Méditerranée : La mort aux portes de l’Europe




Les morts de migrants qui tentent de rejoindre l’Europe par la mer se sont multipliées ces derniers mois, mais les décideurs ne font rien pour résister au désastre. Pourtant la solution existe : la liberté de circulation.

L’annonce du sauvetage de 3 700 migrants et migrantes, au cours de la journée du 2 mai, reflète le nombre dramatique de naufragés qui ont péri dans les eaux de la Méditerranée ces dernières années. Une mer transformée en une gigantesque fosse commune qui aurait englouti plus de 20 000 personnes au cours de ces vingt dernières années, selon le HCR (Haut-Commissariat des Nations unies pour les réfugiés).

Ces drames, dénoncés depuis longtemps, n’ont cessé d’augmenter à mesure que la politique sécuritaire européenne se renforçait. Les opérations successives de Frontex ont contraint de plus en plus de migrants et migrantes à traverser la Méditerranée pour se rendre en Europe, en les détournant de routes plus sûres. L’explosion des traversées depuis la Libye répond à la raréfaction des points d’entrée et, loi du marché oblige, a généré un trafic lucratif d’être humains dont l’Europe est en grande partie responsable.

Après l’opération Mare Nostrum qui a permis le sauvetage de plus de 100 000 personnes, sans aide financière, l’Italie stoppe l’opération. Frontex prend le relais avec « Triton », une opération de surveillance constituée d’une flotte de petits navires inadaptés pour recueillir des centaines de passagers.

Il faudra encore une nouvelle tragédie – pourtant prévisible – pour que les ministres des Affaires étrangères et de l’Intérieur des pays de l’UE se réunissent en grande pompe le 23 avril. Mais les 800 derniers morts ne suffisent toujours pas à infléchir sa politique. Si dans l’urgence, elle triple le budget de Triton et affrète quelques navires supplémentaires pour le sauvetage en mer, elle renforce l’arsenal sécuritaire et condamne les survivants et survivantes à la rétention, au refoulement, à la reconduite à la frontière. Aucun accord d’accueil partagé des réfugié-e-s entre les 28 pays n’a vu le jour et l’Italie, comme la Grèce, devra continuer à se débrouiller seule.

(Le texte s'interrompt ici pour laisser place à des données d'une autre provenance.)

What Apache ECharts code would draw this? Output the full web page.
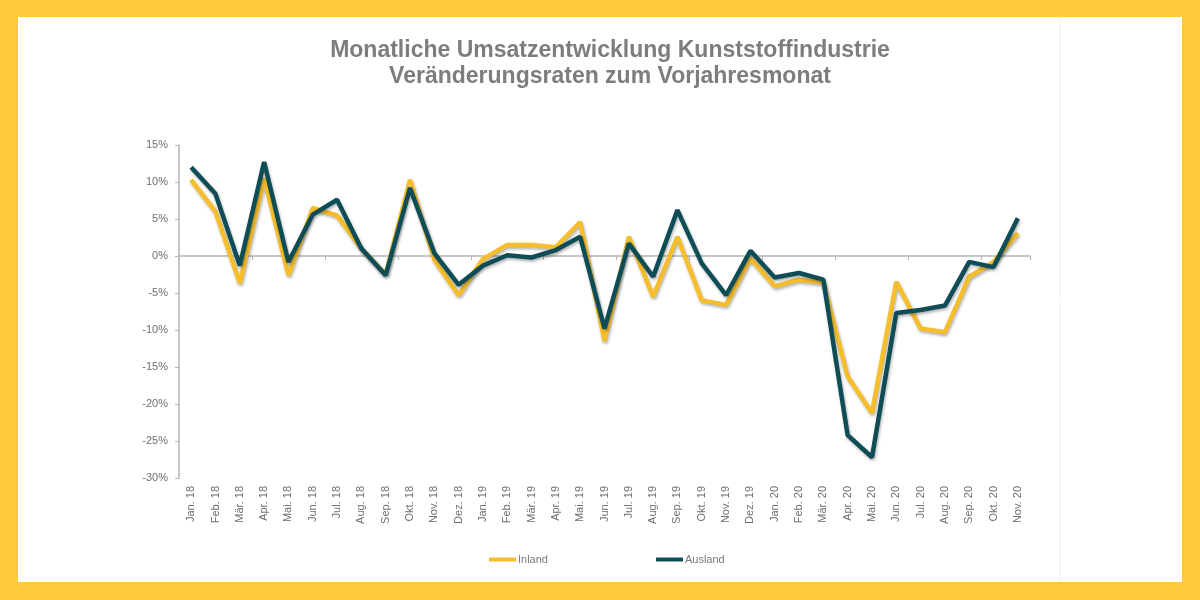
<!DOCTYPE html>
<html>
<head>
<meta charset="utf-8">
<script src="https://cdn.jsdelivr.net/npm/echarts@6/dist/echarts.min.js"></script>
<style>
  html, body { margin: 0; padding: 0; }
  #chart { width: 1200px; height: 600px; }
</style>
</head>
<body>
<div id="chart"></div>
<script>
var months = ['Jan. 18', 'Feb. 18', 'Mär. 18', 'Apr. 18', 'Mai. 18', 'Jun. 18', 'Jul. 18', 'Aug. 18', 'Sep. 18', 'Okt. 18', 'Nov. 18', 'Dez. 18',
	'Jan. 19', 'Feb. 19', 'Mär. 19', 'Apr. 19', 'Mai. 19', 'Jun. 19', 'Jul. 19', 'Aug. 19', 'Sep. 19', 'Okt. 19', 'Nov. 19', 'Dez. 19',
	'Jan. 20', 'Feb. 20', 'Mär. 20', 'Apr. 20', 'Mai. 20', 'Jun. 20', 'Jul. 20', 'Aug. 20', 'Sep. 20', 'Okt. 20', 'Nov. 20'];

var inland = [10.3, 6.0, -3.7, 10.5, -2.6, 6.5, 5.5, 1.0, -2.5, 10.3, -0.5, -5.3,
	-0.4, 1.5, 1.5, 1.2, 4.6, -11.5, 2.6, -5.5, 2.6, -6.0, -6.6, -0.3,
	-4.1, -3.2, -3.6, -16.3, -21.2, -3.5, -9.8, -10.3, -2.8, -0.8, 3.1];

var ausland = [12.0, 8.4, -1.3, 12.7, -0.8, 5.6, 7.6, 1.0, -2.6, 9.2, 0.4, -3.9,
	-1.3, 0.1, -0.2, 0.8, 2.6, -9.8, 1.7, -2.8, 6.2, -1.0, -5.3, 0.7,
	-2.9, -2.3, -3.2, -24.2, -27.2, -7.7, -7.3, -6.7, -0.8, -1.5, 5.1];

var chart = echarts.init(document.getElementById('chart'));

var option = {
	backgroundColor: '#FFC93C',
	animation: false,
	textStyle: { fontFamily: 'Liberation Sans, Arial, sans-serif' },
	graphic: [
		{ type: 'rect', z: -10, shape: { x: 18, y: 17, width: 1164, height: 565 }, style: { fill: '#fff' } },
		{ type: 'line', z: -9, shape: { x1: 1060, y1: 17, x2: 1060, y2: 582 }, style: { stroke: '#f1f1f1', lineWidth: 1 } }
	],
	title: {
		text: 'Monatliche Umsatzentwicklung Kunststoffindustrie\nVeränderungsraten zum Vorjahresmonat',
		left: 605,
		top: 33,
		textAlign: 'center',
		textStyle: {
			color: '#7d7d7d',
			fontSize: 23,
			fontWeight: 'bold',
			lineHeight: 26,
			fontFamily: 'Liberation Sans, Arial, sans-serif'
		}
	},
	legend: {
		left: 484,
		top: 549,
		itemGap: 108,
		itemWidth: 27,
		itemHeight: 4,
		icon: 'rect',
		textStyle: { color: '#7a7a7a', fontSize: 11, padding: [0, 0, 0, -3] },
		data: ['Inland', 'Ausland']
	},
	grid: {
		left: 179,
		right: 170,
		top: 145,
		bottom: 122
	},
	xAxis: [{
		type: 'category',
		data: months,
		boundaryGap: true,
		axisLine: { onZero: true, lineStyle: { color: '#b5b5b5', width: 1.5 } },
		axisTick: { show: true, length: 4, lineStyle: { color: '#b5b5b5' } },
		axisLabel: { show: false },
		splitLine: { show: false }
	}, {
		type: 'category',
		data: months,
		position: 'bottom',
		boundaryGap: true,
		axisLine: { show: false },
		axisTick: { show: false },
		splitLine: { show: false },
		axisLabel: {
			rotate: 90,
			interval: 0,
			margin: 8,
			color: '#6e6e6e',
			fontSize: 11
		}
	}],
	yAxis: {
		type: 'value',
		min: -30,
		max: 15,
		interval: 5,
		axisLine: { show: true, lineStyle: { color: '#b5b5b5', width: 1.5 } },
		axisTick: { show: true, length: 4, lineStyle: { color: '#b5b5b5' } },
		splitLine: { show: false },
		axisLabel: {
			margin: 11,
			color: '#6e6e6e',
			fontSize: 11,
			formatter: '{value}%'
		}
	},
	series: [{
		name: 'Inland',
		type: 'line',
		xAxisIndex: 0,
		data: inland,
		symbol: 'none',
		color: '#F7BE2B',
		lineStyle: {
			width: 4.5,
			color: '#F7BE2B',
			shadowColor: 'rgba(0,0,0,0.3)',
			shadowBlur: 3,
			shadowOffsetX: 1,
			shadowOffsetY: 2
		}
	}, {
		name: 'Ausland',
		type: 'line',
		xAxisIndex: 0,
		data: ausland,
		symbol: 'none',
		color: '#0E4D56',
		lineStyle: {
			width: 4.5,
			color: '#0E4D56',
			shadowColor: 'rgba(0,0,0,0.3)',
			shadowBlur: 3,
			shadowOffsetX: 1,
			shadowOffsetY: 2
		}
	}]
};

chart.setOption(option);
</script>
</body>
</html>
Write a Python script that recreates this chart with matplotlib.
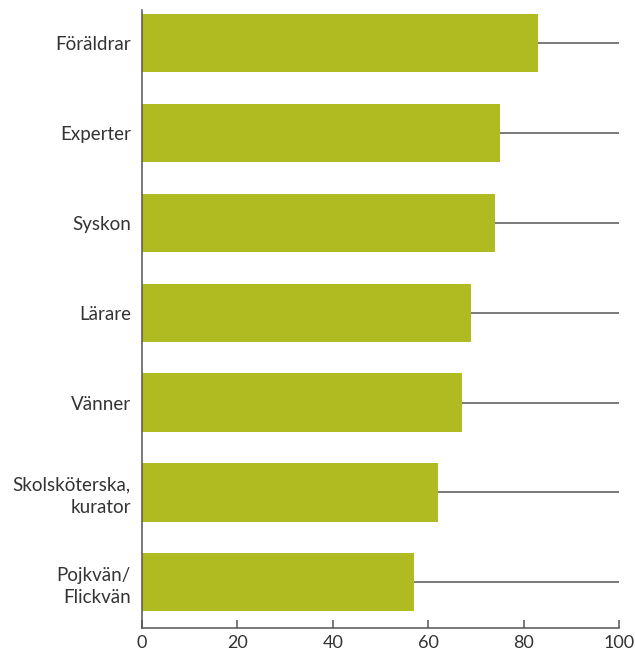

Pendant que les bavardages se poursuivent pour savoir si le sauvetage en eaux territoriales est conforme aux droits internationaux, si la destruction des rafiots des passeurs est légale ou si l’accueil de quelques centaines de réfugiés par l’un des 28 pays va faire « appel d’air », hommes, femmes et enfants fuyant la misère et la guerre continuent de trouver la mort dans les eaux de la Méditerranée (2 000 depuis le début de l’année, estimation du HCR). Pour mettre fin au carnage, il faudra bien que l’Europe accepte cette donnée inéluctable et légitime qu’est la migration et qu’elle rétablisse la liberté de circulation pour tous et toutes.

Dans l’immédiat, une centaine d’associations et de syndicats se mobilisent autour du slogan « Des ponts, pas des murs » , réclamant des mesures humanitaires minimum qui n’auront cependant des chances d’être entendues qu’au prix de mobilisations nationales et internationales massives.